__WRITTEN EXERCISE__. Identify each line containing the word "that" and copy it.

__DATASET RECORDS__.
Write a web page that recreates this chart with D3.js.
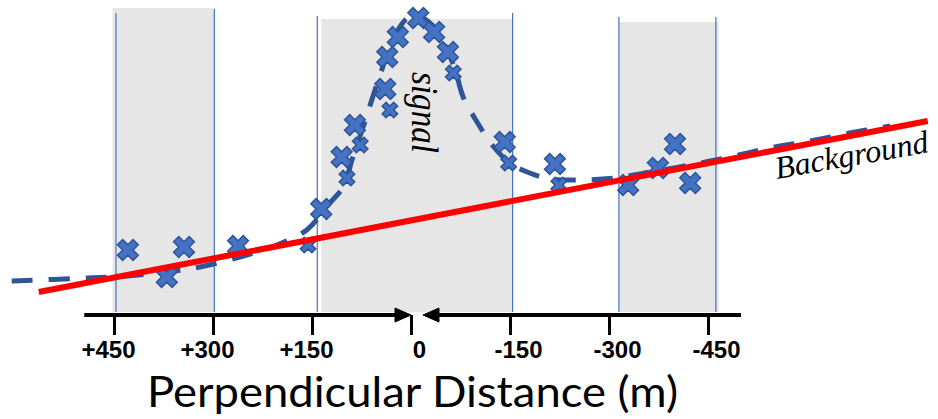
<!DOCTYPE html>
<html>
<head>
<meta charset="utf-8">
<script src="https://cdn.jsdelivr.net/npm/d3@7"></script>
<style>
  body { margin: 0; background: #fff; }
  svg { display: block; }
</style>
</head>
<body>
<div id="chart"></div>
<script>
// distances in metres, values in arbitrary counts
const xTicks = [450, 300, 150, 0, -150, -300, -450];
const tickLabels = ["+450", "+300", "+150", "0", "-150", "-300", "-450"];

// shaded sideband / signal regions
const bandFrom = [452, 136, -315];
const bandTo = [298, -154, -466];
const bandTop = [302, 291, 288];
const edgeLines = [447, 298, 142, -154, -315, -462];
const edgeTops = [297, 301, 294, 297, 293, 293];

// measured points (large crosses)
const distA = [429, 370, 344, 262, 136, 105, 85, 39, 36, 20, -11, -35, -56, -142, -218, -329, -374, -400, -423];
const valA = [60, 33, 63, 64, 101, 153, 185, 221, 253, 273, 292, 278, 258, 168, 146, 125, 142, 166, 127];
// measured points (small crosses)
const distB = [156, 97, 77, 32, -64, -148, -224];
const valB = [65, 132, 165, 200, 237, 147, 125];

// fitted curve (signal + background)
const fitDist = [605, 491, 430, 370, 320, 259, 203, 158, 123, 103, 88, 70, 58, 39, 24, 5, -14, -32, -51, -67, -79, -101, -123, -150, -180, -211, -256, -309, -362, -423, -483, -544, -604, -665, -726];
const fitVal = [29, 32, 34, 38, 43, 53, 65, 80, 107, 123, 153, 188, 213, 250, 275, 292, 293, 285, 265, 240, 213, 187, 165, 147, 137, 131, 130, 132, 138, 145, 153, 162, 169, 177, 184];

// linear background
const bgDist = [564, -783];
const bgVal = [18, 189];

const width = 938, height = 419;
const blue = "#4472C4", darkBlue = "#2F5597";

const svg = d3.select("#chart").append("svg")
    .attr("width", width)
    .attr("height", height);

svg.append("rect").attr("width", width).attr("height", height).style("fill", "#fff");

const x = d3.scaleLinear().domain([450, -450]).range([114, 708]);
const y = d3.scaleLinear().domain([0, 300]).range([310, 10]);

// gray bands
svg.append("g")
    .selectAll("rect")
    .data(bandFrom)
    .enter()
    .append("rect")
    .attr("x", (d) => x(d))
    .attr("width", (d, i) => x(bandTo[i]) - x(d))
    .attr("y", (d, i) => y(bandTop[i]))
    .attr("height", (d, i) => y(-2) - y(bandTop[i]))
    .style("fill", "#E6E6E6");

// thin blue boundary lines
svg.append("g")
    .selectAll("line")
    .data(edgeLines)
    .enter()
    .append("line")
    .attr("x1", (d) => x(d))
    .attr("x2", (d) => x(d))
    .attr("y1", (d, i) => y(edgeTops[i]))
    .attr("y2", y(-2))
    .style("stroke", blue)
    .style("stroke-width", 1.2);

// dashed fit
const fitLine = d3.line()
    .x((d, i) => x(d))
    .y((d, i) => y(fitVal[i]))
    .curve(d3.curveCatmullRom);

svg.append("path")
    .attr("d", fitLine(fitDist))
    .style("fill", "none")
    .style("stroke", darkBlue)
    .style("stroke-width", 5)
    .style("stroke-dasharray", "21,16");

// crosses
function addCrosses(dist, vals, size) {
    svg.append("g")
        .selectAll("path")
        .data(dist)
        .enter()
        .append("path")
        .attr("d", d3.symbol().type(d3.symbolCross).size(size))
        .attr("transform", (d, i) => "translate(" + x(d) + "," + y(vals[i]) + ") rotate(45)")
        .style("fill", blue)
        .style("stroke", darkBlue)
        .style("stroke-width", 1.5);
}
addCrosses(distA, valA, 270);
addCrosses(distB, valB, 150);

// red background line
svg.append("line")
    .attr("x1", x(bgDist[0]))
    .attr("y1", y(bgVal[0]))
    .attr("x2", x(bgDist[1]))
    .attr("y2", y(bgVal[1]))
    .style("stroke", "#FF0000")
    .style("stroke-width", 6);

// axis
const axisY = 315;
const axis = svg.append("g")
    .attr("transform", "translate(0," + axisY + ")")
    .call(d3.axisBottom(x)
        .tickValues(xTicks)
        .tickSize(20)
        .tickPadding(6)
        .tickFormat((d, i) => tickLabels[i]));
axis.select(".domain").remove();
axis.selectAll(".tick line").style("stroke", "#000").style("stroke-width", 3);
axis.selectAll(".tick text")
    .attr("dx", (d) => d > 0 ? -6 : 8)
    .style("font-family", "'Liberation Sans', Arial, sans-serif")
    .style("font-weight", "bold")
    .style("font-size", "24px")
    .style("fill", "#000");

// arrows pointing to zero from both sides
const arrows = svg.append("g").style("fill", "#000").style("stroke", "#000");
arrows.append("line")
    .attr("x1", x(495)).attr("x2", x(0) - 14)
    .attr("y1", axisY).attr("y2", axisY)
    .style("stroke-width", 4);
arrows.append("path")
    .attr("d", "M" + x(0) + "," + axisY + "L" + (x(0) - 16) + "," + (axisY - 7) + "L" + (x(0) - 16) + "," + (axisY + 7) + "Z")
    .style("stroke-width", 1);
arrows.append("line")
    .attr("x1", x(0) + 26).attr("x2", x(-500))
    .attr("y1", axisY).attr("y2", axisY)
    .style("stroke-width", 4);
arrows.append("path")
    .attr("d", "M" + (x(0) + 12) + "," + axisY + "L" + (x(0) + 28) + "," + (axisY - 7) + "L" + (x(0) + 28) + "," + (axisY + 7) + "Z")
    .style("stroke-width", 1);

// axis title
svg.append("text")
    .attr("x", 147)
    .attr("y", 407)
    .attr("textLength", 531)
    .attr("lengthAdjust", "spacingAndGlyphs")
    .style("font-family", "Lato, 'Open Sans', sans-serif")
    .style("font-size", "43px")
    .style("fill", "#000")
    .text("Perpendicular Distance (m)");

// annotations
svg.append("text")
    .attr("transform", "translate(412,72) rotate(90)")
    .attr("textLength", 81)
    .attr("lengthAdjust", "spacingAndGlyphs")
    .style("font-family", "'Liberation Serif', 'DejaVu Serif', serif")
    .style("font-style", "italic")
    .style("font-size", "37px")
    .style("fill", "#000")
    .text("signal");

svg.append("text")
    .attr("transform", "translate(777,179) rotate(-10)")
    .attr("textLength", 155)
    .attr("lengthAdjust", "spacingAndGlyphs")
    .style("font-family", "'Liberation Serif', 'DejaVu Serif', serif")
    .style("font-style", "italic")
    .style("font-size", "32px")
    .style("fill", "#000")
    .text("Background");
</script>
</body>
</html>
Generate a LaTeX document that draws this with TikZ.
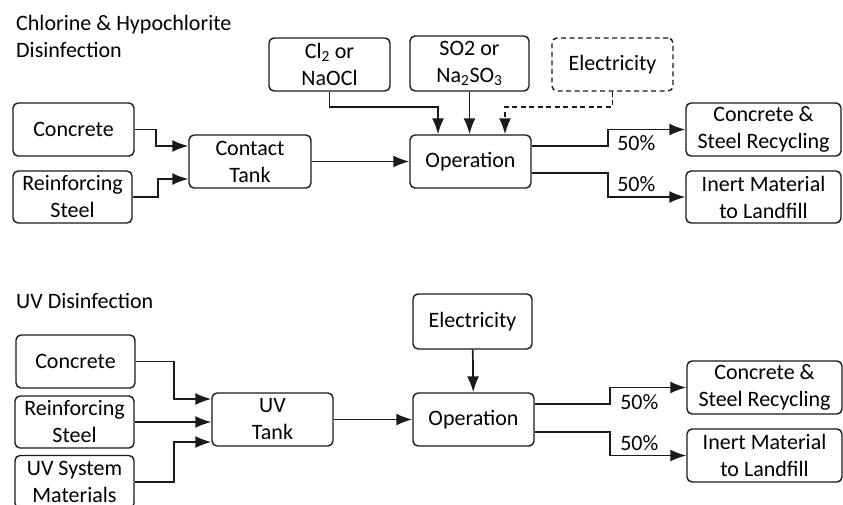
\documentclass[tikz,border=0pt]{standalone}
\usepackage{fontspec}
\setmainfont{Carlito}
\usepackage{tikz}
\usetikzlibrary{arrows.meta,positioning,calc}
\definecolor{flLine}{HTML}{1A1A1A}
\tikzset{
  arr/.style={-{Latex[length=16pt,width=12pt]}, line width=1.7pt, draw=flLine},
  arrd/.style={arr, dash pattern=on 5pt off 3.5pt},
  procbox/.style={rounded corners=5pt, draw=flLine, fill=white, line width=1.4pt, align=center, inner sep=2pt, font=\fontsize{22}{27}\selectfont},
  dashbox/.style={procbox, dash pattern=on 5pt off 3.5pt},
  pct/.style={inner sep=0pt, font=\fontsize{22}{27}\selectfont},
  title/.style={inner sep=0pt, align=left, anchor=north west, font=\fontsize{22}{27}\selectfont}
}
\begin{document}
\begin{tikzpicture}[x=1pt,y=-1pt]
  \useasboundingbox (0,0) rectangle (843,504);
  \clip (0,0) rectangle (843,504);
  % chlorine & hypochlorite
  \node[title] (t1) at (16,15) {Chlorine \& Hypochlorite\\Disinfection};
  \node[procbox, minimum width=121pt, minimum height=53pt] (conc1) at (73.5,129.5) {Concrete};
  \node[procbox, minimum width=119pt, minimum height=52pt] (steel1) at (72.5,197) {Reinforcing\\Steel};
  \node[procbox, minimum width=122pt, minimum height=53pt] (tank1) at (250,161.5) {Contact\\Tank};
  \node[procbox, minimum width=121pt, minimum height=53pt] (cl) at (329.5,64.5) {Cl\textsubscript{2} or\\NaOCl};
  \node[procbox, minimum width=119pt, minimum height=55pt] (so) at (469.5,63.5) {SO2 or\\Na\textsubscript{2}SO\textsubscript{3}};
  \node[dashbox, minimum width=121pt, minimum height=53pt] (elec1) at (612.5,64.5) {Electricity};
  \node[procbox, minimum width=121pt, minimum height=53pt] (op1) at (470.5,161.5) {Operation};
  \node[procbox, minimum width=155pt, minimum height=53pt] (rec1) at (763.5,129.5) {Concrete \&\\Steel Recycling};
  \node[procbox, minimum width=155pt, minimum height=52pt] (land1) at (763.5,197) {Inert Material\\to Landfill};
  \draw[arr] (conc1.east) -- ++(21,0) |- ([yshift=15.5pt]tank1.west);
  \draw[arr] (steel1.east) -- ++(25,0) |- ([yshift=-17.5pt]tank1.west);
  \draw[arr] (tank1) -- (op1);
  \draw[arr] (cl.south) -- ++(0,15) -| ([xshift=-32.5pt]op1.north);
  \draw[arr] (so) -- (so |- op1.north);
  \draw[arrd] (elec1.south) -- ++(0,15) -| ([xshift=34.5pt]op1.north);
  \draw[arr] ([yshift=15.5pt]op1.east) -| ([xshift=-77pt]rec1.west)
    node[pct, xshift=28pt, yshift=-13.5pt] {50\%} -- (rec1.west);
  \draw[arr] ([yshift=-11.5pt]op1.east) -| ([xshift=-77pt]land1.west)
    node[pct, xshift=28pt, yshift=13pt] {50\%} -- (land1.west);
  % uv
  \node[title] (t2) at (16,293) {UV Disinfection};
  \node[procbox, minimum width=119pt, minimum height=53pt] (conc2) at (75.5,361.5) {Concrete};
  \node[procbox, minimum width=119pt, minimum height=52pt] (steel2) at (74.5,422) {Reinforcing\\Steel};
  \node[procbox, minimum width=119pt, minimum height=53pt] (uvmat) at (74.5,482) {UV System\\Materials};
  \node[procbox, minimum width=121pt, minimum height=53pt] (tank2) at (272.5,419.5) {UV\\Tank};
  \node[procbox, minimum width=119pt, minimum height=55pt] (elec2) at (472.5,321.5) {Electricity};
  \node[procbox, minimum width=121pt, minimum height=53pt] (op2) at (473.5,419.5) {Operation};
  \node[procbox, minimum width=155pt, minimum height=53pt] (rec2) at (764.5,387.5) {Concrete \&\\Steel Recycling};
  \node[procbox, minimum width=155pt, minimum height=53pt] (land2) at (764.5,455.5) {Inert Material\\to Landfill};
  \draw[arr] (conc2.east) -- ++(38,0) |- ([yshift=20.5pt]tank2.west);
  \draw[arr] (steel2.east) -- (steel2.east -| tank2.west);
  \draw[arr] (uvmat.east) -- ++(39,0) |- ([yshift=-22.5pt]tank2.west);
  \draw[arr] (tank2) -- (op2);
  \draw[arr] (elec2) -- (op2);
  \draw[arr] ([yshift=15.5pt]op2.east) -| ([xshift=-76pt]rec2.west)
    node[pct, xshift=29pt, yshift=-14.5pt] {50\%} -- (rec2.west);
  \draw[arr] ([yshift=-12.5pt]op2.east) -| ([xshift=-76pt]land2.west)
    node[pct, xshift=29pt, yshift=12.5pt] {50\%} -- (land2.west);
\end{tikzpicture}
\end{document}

__THE COMPLETED TASK__.
Write a web page that recreates this chart with D3.js.
Generate a LaTeX document that draws this with TikZ.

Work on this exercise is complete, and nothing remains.